Example of an application for labeling OCR-extracted text label data. The text extracted from the specimen image in the top left-hand corner is displayed in the left-hand column. Labels suggested by the system are displayed in different colors. When labels are modified, changed, etc., in the text in the left-hand column, the changes are reflected in the right-hand column.

Data augmentation

Since the manual annotation method is labor-intensive, 10,000 artificial data were generated as a supplement. Data augmentation was carried out for each item. Family names (Japanese and English), scientific names, and Japanese names were randomly extracted from the botanical name database of HYO. Each data item of place names (Prefecture, City, etc.) was randomly extracted from the national address database of Japan Post and the 20,000 input data of HYO with a probability of half and half. For the collection date, a random date was generated, and various formats were set as follows (e.g., March. 13.1988, 10. Oct. 2003, 16. March, 1997, May. 16.1972, 1979/4/1, 1. Aug. 2005, 24. May, 2013, 12. January, 1975, Mar. 28. 2009, December 30, 1988). For the collector name, a random name was extracted from the data of HYO. For the collector number, a random number was generated between 1 and 999,999. For latitude and longitude, random values were generated in various formats as follows (e.g., − 15° 03′ 1.6, − 70° 43', 24′ 03′ 45, − 152 48, 23° 33′ 09, 34° 44', 67° 48, − 131′ 21, − 86′ 35′ 26, 70′ 53′ 28). Altitude is usually described: either in meters or as a range from xx m to xx m (ex. in the right center of Fig. 1, Takahashi 3911). Therefore, a number was generated randomly between 0 and 8000, and a single notation or a range of xx to xx m was generated for the altitude.

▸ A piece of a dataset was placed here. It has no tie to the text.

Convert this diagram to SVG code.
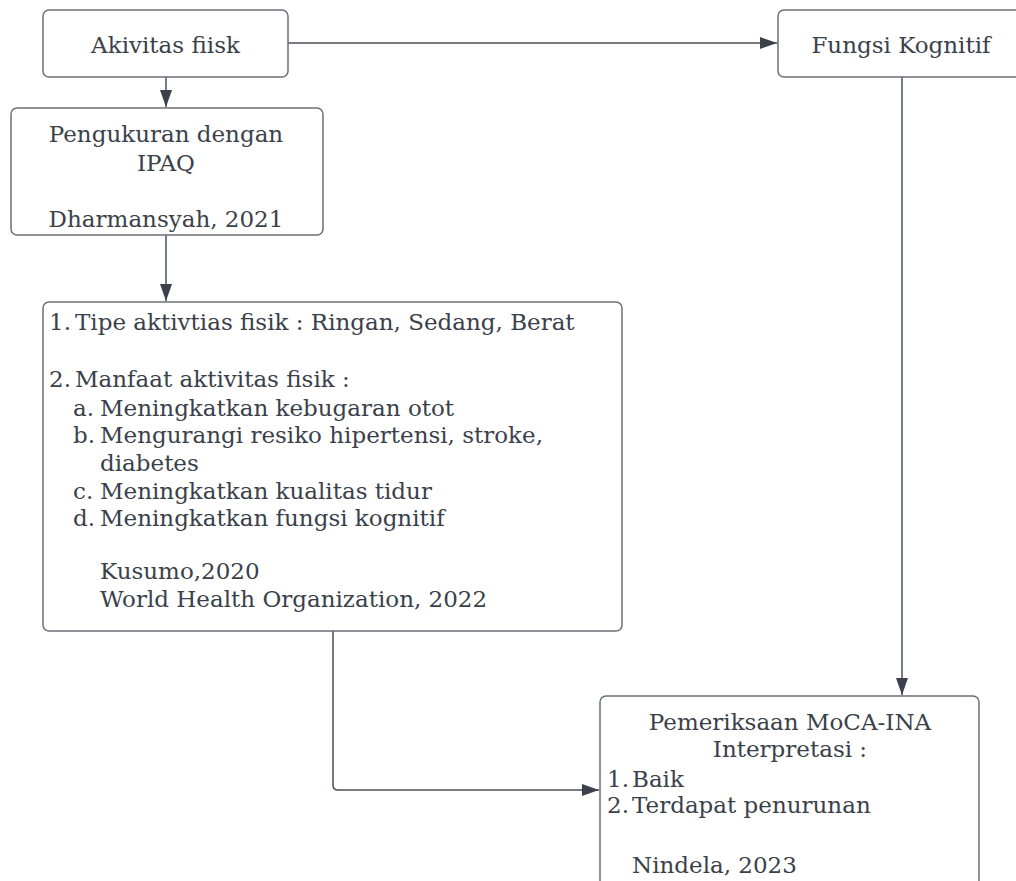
<svg xmlns="http://www.w3.org/2000/svg" width="1016" height="881" viewBox="0 0 1016 881">
<defs>
<style>
.box{fill:#ffffff;stroke:#6b7078;stroke-width:1.5}
.t{font-family:"DejaVu Serif","Liberation Serif",serif;font-size:23px;fill:#3a414a}
.c{text-anchor:middle}
.ln{fill:none;stroke:#4a5059;stroke-width:1.5}
</style>
<marker id="ah" markerUnits="userSpaceOnUse" markerWidth="18" markerHeight="12" refX="17" refY="6" orient="auto">
<path d="M0,0 L17,6 L0,12 z" fill="#3a414a"/>
</marker>
</defs>
<rect width="1016" height="881" fill="#ffffff"/>
<g id="connectors">
<path class="ln" d="M166,77 V107" marker-end="url(#ah)"/>
<path class="ln" d="M288,43 H777" marker-end="url(#ah)"/>
<path class="ln" d="M166,235 V301" marker-end="url(#ah)"/>
<path class="ln" d="M902,77 V695" marker-end="url(#ah)"/>
<path class="ln" d="M333,631 V785 Q333,790 338,790 H599" marker-end="url(#ah)"/>
</g>
<g id="akivitas">
<rect class="box" x="43" y="10" width="245" height="67" rx="6"/>
<text class="t c" x="165.5" y="53">Akivitas fiisk</text>
</g>
<g id="fungsi">
<rect class="box" x="778" y="10" width="246" height="67" rx="6"/>
<text class="t c" x="901" y="53">Fungsi Kognitif</text>
</g>
<g id="ipaq">
<rect class="box" x="11" y="108" width="312" height="127" rx="6"/>
<text class="t c" x="166" y="142">Pengukuran dengan</text>
<text class="t c" x="166" y="171">IPAQ</text>
<text class="t c" x="166" y="227">Dharmansyah, 2021</text>
</g>
<g id="manfaat">
<rect class="box" x="43" y="302" width="579" height="329" rx="6"/>
<text class="t" x="49" y="330">1.</text>
<text class="t" x="75" y="330">Tipe aktivtias fisik : Ringan, Sedang, Berat</text>
<text class="t" x="49" y="387">2.</text>
<text class="t" x="75" y="387">Manfaat aktivitas fisik :</text>
<text class="t" x="73" y="416">a.</text>
<text class="t" x="100" y="416">Meningkatkan kebugaran otot</text>
<text class="t" x="73" y="443">b.</text>
<text class="t" x="100" y="443">Mengurangi resiko hipertensi, stroke,</text>
<text class="t" x="100" y="471">diabetes</text>
<text class="t" x="73" y="499">c.</text>
<text class="t" x="100" y="499">Meningkatkan kualitas tidur</text>
<text class="t" x="73" y="526">d.</text>
<text class="t" x="100" y="526">Meningkatkan fungsi kognitif</text>
<text class="t" x="100" y="579">Kusumo,2020</text>
<text class="t" x="100" y="607">World Health Organization, 2022</text>
</g>
<g id="moca">
<rect class="box" x="600" y="696" width="379" height="220" rx="6"/>
<text class="t c" x="790" y="730">Pemeriksaan MoCA-INA</text>
<text class="t c" x="790" y="757">Interpretasi :</text>
<text class="t" x="607" y="787">1.</text>
<text class="t" x="632" y="787">Baik</text>
<text class="t" x="607" y="813">2.</text>
<text class="t" x="632" y="813">Terdapat penurunan</text>
<text class="t" x="632" y="873">Nindela, 2023</text>
</g>
</svg>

Any additional memo information on the labels was not considered as it is too diverse.

Evaluation of three NLP libraries

We prepared an application for machine learning (https://github.com/HajimeKonagai/HitohakuAI-Python), where we trained three Natural Language Processing (NLP) libraries and used k-fold cross validation to measure the generalization ability of the algorithm to determine which one to adopt. After loading the pre-trained Japanese data into three NLP libraries (SpaCy, BERT and Albert), the three algorithms were evaluated by using k-fold cross validation. The model is constructed by dividing the data into k groups, with each group as test data and the remaining data as training data, and measuring the accuracy of the model. The k-fold cross validation was set to k = 5 and 10. The pre-trained data and the size of the models at the time of parameter storage were as follows: 1. SpaCy: 'ja-ginza' (5.55 MB), 2. BERT: 'cl-tohoku/bert-base-japanese-whole-word-masking' (419 MB), 3. Albert (lightweight model for BERT): 'ken11/albert-base-japanese-v1-with-japanese-tokenizer' (43.4 MB). The system environment was as follows: HP Z4 G4 Workstation, Processor: Intel (R) Xeon (R) W-2223 CPU @ 3.60 GHz, Implemented RAM 32.0 GB (31.7 GB available), System Type: 64-bit Operating System, × 64-based processor, Edition: Windows 10 Pro for Workstations, Storage: NVMe, GPU NVIDIA RTX A4500.

After having decided on the NLP library, again we performed k-fold cross validation with three types of data (1. manually generated corpus only, 2. artificially generated corpus of 10,000 cases only, and 3. manual + artificially generated corpus of 10,000 cases), with k = 5 and 10.

Evaluation of the automated data entry application developed in this study

The speed of label data input was examined when using the label data entry system developed here. We asked workers who normally input label data using the OCR-based label data input system17 to input data using the newly developed system, and measured how much data could be input per hour.